Ein Mädchen brach den Kurs nach einer Stunde ab. Andere machten den Kurs zu Ende. Von ihrer Scham, all ihrer Verstörung und dem erlittenen Trauma ist vorerst nicht die Rede. Die drei Anwälte, die 20 der 37 betroffenen Kinder vertreten, wollten sich aus Opferschutzgründen nicht zur Verfassung der Mädchen äußern.

Zahlreiche Eltern sollen im Verlauf der neun bisher geplanten Verhandlungstage gehört werden. Das jüngste Opfer war erst vier. "Die Eltern sind tief erschüttert", sagte Gerhard Bräuer, einer der Nebenklägervertreter.

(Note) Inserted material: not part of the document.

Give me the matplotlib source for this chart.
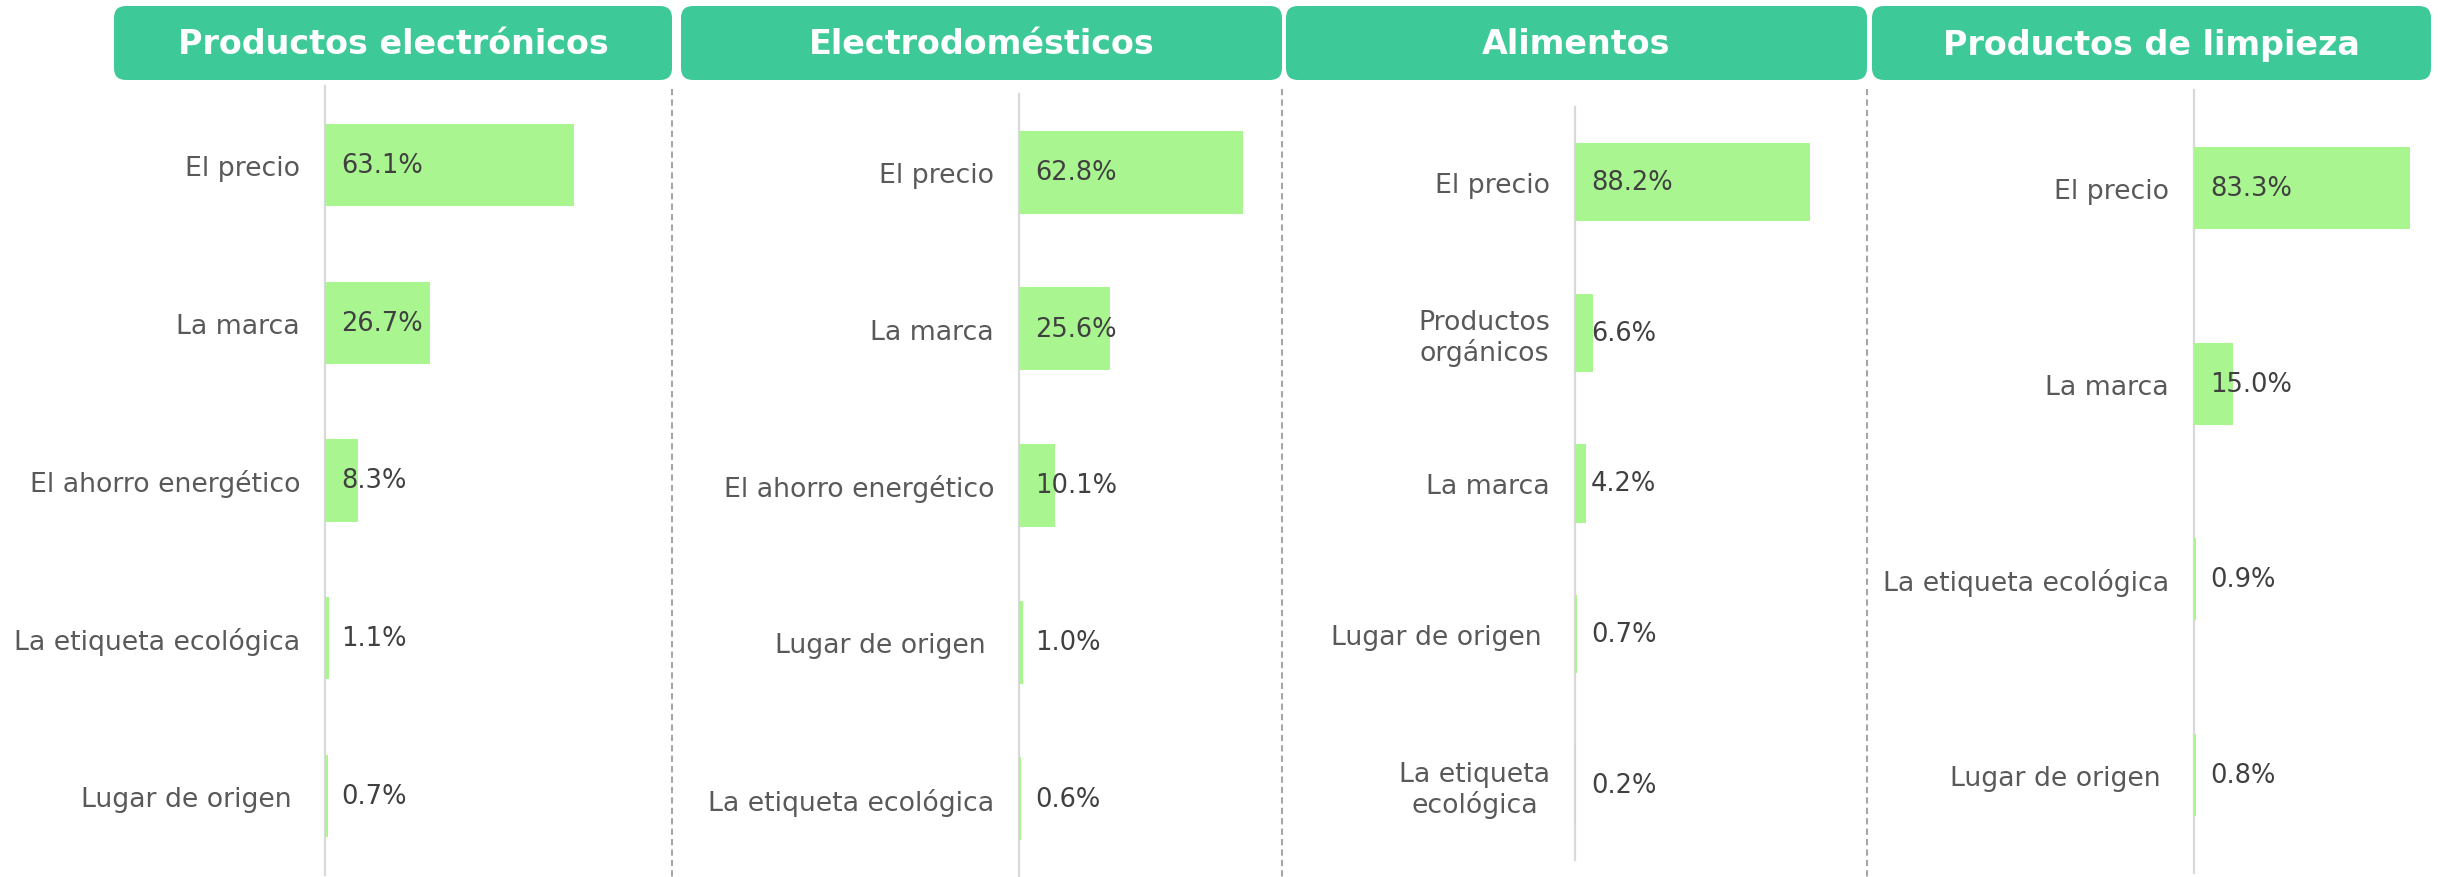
import matplotlib
matplotlib.use("Agg")
import matplotlib.pyplot as plt
from matplotlib.patches import FancyBboxPatch

W, H = 2440, 878
DPI = 100

# ---------------- data ----------------
titles = ["Productos electrónicos", "Electrodomésticos", "Alimentos", "Productos de limpieza"]

cats_electronicos = ["El precio", "La marca", "El ahorro energético", "La etiqueta ecológica", "Lugar de origen "]
vals_electronicos = [63.1, 26.7, 8.3, 1.1, 0.7]

cats_electrodomesticos = ["El precio", "La marca", "El ahorro energético", "Lugar de origen ", "La etiqueta ecológica"]
vals_electrodomesticos = [62.8, 25.6, 10.1, 1.0, 0.6]

cats_alimentos = ["El precio", "Productos\norgánicos", "La marca", "Lugar de origen ", "La etiqueta\necológica"]
vals_alimentos = [88.2, 6.6, 4.2, 0.7, 0.2]

cats_limpieza = ["El precio", "La marca", "La etiqueta ecológica", "Lugar de origen "]
vals_limpieza = [83.3, 15.0, 0.9, 0.8]

panels = [
    (cats_electronicos, vals_electronicos),
    (cats_electrodomesticos, vals_electrodomesticos),
    (cats_alimentos, vals_alimentos),
    (cats_limpieza, vals_limpieza),
]

# ---------------- layout (pixels) ----------------
header_x = [(114, 672), (681, 1282), (1286, 1867), (1872, 2431)]
header_y = (7, 81)
sep_x = [672, 1282, 1867]
# axis line x, top, bottom, right edge, xmax, bar height
axes_px = [
    (325, 87, 876, 672, 87.9, 0.52),
    (1019, 95, 878, 1282, 73.7, 0.53),
    (1575, 108, 861, 1867, 109.6, 0.52),
    (2194, 91, 874, 2431, 91.3, 0.42),
]

HEADER_C = "#3EC999"
BAR_C = "#A9F590"
CAT_C = "#595959"
VAL_C = "#404040"
AXIS_C = "#D9D9D9"
SEP_C = "#A6A6A6"

plt.rcParams['font.family'] = ['DejaVu Sans']

fig = plt.figure(figsize=(W / DPI, H / DPI), dpi=DPI)
fig.patch.set_facecolor("white")

# overlay in pixel coordinates
ov = fig.add_axes([0, 0, 1, 1], zorder=0)
ov.set_xlim(0, W)
ov.set_ylim(H, 0)
ov.axis("off")
ov.patch.set_alpha(0)

for (x0, x1), t in zip(header_x, titles):
    box = FancyBboxPatch((x0, header_y[0]), x1 - x0, header_y[1] - header_y[0],
                         boxstyle="round,pad=0,rounding_size=12",
                         facecolor=HEADER_C, edgecolor="none")
    ov.add_patch(box)
    ov.text((x0 + x1) / 2, (header_y[0] + header_y[1]) / 2 + 1, t, color="white",
            fontsize=24, fontweight="bold", ha="center", va="center")

for x in sep_x:
    ov.plot([x, x], [90, H], color=SEP_C, lw=1.5, linestyle=(0, (3, 2)))

for (cats, vals), (ax_x, top, bot, right, xmax, bh) in zip(panels, axes_px):
    ax = fig.add_axes([ax_x / W, 1 - bot / H, (right - ax_x) / W, (bot - top) / H], zorder=1)
    ax.patch.set_alpha(0)
    n = len(cats)
    ypos = list(range(n))
    ax.barh(ypos, vals, height=bh, color=BAR_C, zorder=2)
    ax.set_xlim(0, xmax)
    ax.set_ylim(n - 0.5, -0.5)
    ax.set_yticks(ypos)
    ax.set_yticklabels(cats, fontsize=19.3, color=CAT_C, multialignment="center",
                       linespacing=1.15)
    ax.tick_params(axis="y", length=0, pad=18)
    ax.set_xticks([])
    for s in ["top", "right", "bottom"]:
        ax.spines[s].set_visible(False)
    ax.spines["left"].set_color(AXIS_C)
    ax.spines["left"].set_linewidth(1.6)
    ax.spines["left"].set_zorder(1)
    for i, v in zip(ypos, vals):
        ax.annotate(f"{v:.1f}%", xy=(0, i), xytext=(11.5, 0), textcoords="offset points",
                    ha="left", va="center", fontsize=18.5, color=VAL_C, zorder=3)

fig.savefig("out.png", dpi=DPI, facecolor="white")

Die meisten Taten soll der Mann unter Wasser verübt haben - mitunter dreist in Gegenwart der Eltern, die ihre Mädchen sicher glaubten.

Filmaufnahmen wurden bei Durchsuchungen seiner Wohnung im vergangenen Jahr sichergestellt, angefertigt mit einer Unterwasserkamera: Demnach zog er den Mädchen unter Wasser den Badeanzug am Intimbereich weg und filmte. Wie das in den öffentlichen Bädern, in denen die Kurse abgehalten wurden, möglich war? Unklar. Die Rede ist von "Einzelstunden", die manche Mädchen bei ihm absolvierten.

"Die Vorwürfe gehen definitiv nicht spurlos an ihm vorüber", sagte der Verteidiger Christian Süß. Im Gefängnis, in dem sein Mandant derzeit einsitze, werde er bedroht. Süß deutete die Möglichkeit von "Verständigungsgesprächen" mit Gericht und Verfahrensbeteiligten an. Was daraus wird, ist nach Worten von Staatsanwältin Bauer völlig offen. Die Aussage des Mannes müsse abgewartet werden.

Am Schluss der Anklageverlesung verlangte sie bereits die Sicherungsverwahrung, womit der Mann nach Verbüßung seiner Strafe bis auf Weiteres im Gefängnis bliebe. Der 34-Jährige habe einen Hang zu erheblichen Straftaten und sei gefährlich für die Allgemeinheit. Ein Sachverständiger soll im Laufe des Prozesses gehört werden.

Der Bundesmissbrauchsbeauftragte Johannes-Wilhelm Rörig hatte nach Bekanntwerden des Falles Schwimmschulen dringend Risikoanalysen ans Herz gelegt.